The Value of Feedback

If you dread your annual performance review and hate the idea of criticism, you’re not alone. The anxiety, the pressure, the expectations, not to mention the wasted time—annual reviews at work are largely unproductive and uninspired.

That’s not to say that feedback isn’t important; rather, the value of effective feedback in the workplace is priceless. If you wait until your annual review to get feedback on your performance, however, you’re doing yourself a disservice. You’ll never achieve your full potential with annual feedback.

Instead of being surprised by unclear expectations or deflated by ineffective evaluations in a once-a-year meeting, managers and employees should implement a continuous loop of two-way feedback. Having a constant feedback loop is important in relationships at work. When given, received, and implemented with thoughtful intent, feedback benefits everyone.


Benefits of Feedback

Feedback in the workplace matters. It allows everyone on your team to learn, grow, and ultimately reach their potential. Both the sender and the receiver benefit from the exchange of effective feedback. When conducted thoughtfully and strategically, feedback can benefit your organization in the following areas:

  • Communication: Create a healthy flow of two-way communication.
  • Performance: Improve performance at all levels by maintaining focus on goals.
  • Conflict: Minimize misunderstandings and diffuse conflicts before they happen.
  • Growth: Uncover learning opportunities and identify a baseline to measure future accomplishments.
  • Change: Improve change management and ease transitions.
  • Connection: Form stronger relationships and foster a friendly work environment.
  • Compassion: Help one another pursue passions and understand personal motivations.

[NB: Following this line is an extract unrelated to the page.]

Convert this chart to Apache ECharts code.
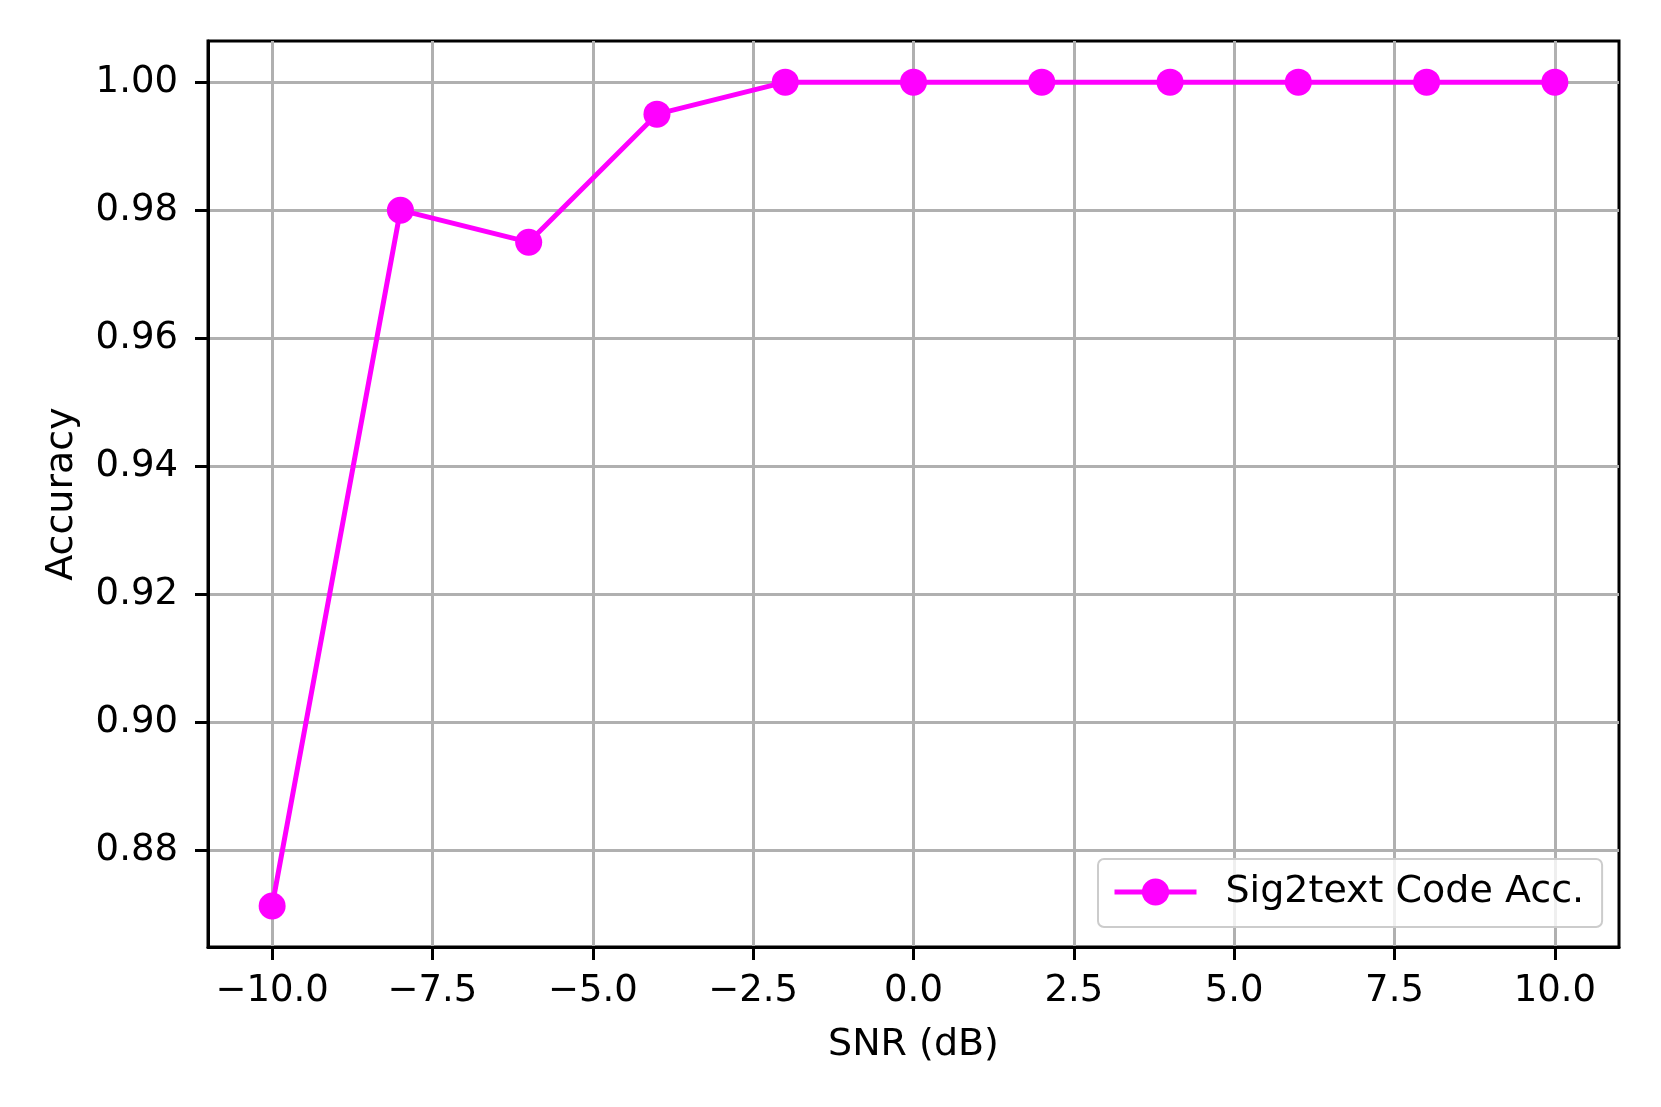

As you can see, feedback touches nearly every inch of your company. Not only does it bolster performance, but it also sends you on the path to develop a high-performing team.


How to Give Feedback

Giving feedback can be as difficult as receiving feedback. Along with following the rules of communication and applying the platinum rule, respect is the number one rule of giving feedback. Be supportive and helpful, not cynical or negative, and make sure the feedback you give is direct, constructive, and honest.

Orienting your feedback toward the future is another key. I love Marshall Goldsmith’s concept of feedforward. He explains that feedback can be “limited and static, as opposed to expansive and dynamic” because it “focuses on the past, on what has already occurred—not on the infinite variety of opportunities that can happen in the future.” Despite its anchor in the past, effective feedback helps people do things better in the future.


How to Receive Feedback

Eagerly seek out feedback, especially if you’re not getting enough of it. Don’t underestimate the value of feedback from people who know you best. Talk to colleagues, mentors, bosses, people you admire, and even your family and friends.

It’s easy to shy away from feedback. Instead of hiding from it, aim to accept feedback with an open mind and a growth mindset. Strive to remain open to change. Resist the urge to defend yourself; remember that feedback is rarely personal. Being open to receiving feedback is the first step toward effectively implementing—and benefiting—from it.


How to Implement Feedback

No matter how carefully feedback is given and received, feedback is only effective if you do something with it. It’s worthless if you don’t make an effort to implement the suggestions you receive.

To learn how to implement feedback, think about how coaches and athletes in sports exchange feedback. A coach notices something that isn’t working during practice. They immediately stop the drill to explain the problem. They reenact what went wrong and show the team how to execute the play correctly, including an emphasis on the desired outcome. The team asks questions for clarification. Once they reach an understanding, the coach blows the whistle, and the team tries again—and executes it flawlessly.

Marshall Goldsmith’s Stakeholder Centered Coaching® certification is one tool to learn to implement feedback. It includes guidance on identifying what you need to work on after you receive feedback and then using continual feedback to gauge your improvement. Effectively implementing feedback is a crucial skill for leaders, one that benefits your attitude, relationships, communication, and overall performance. It’s worth investing in implementing feedback.


Unlock Potential through Feedback

Giving and receiving thoughtful feedback empowers your entire team, but feedback is still only as valuable as what you do with it. Accordingly, when each individual team member intentionally implements feedback, the entire team reaps the benefits.


Questions to Consider

  1. Are you giving and receiving effective feedback?
  2. What emotions come up for you when you get feedback?
  3. What do you do with the feedback you receive? How do you measure your improvements in the future?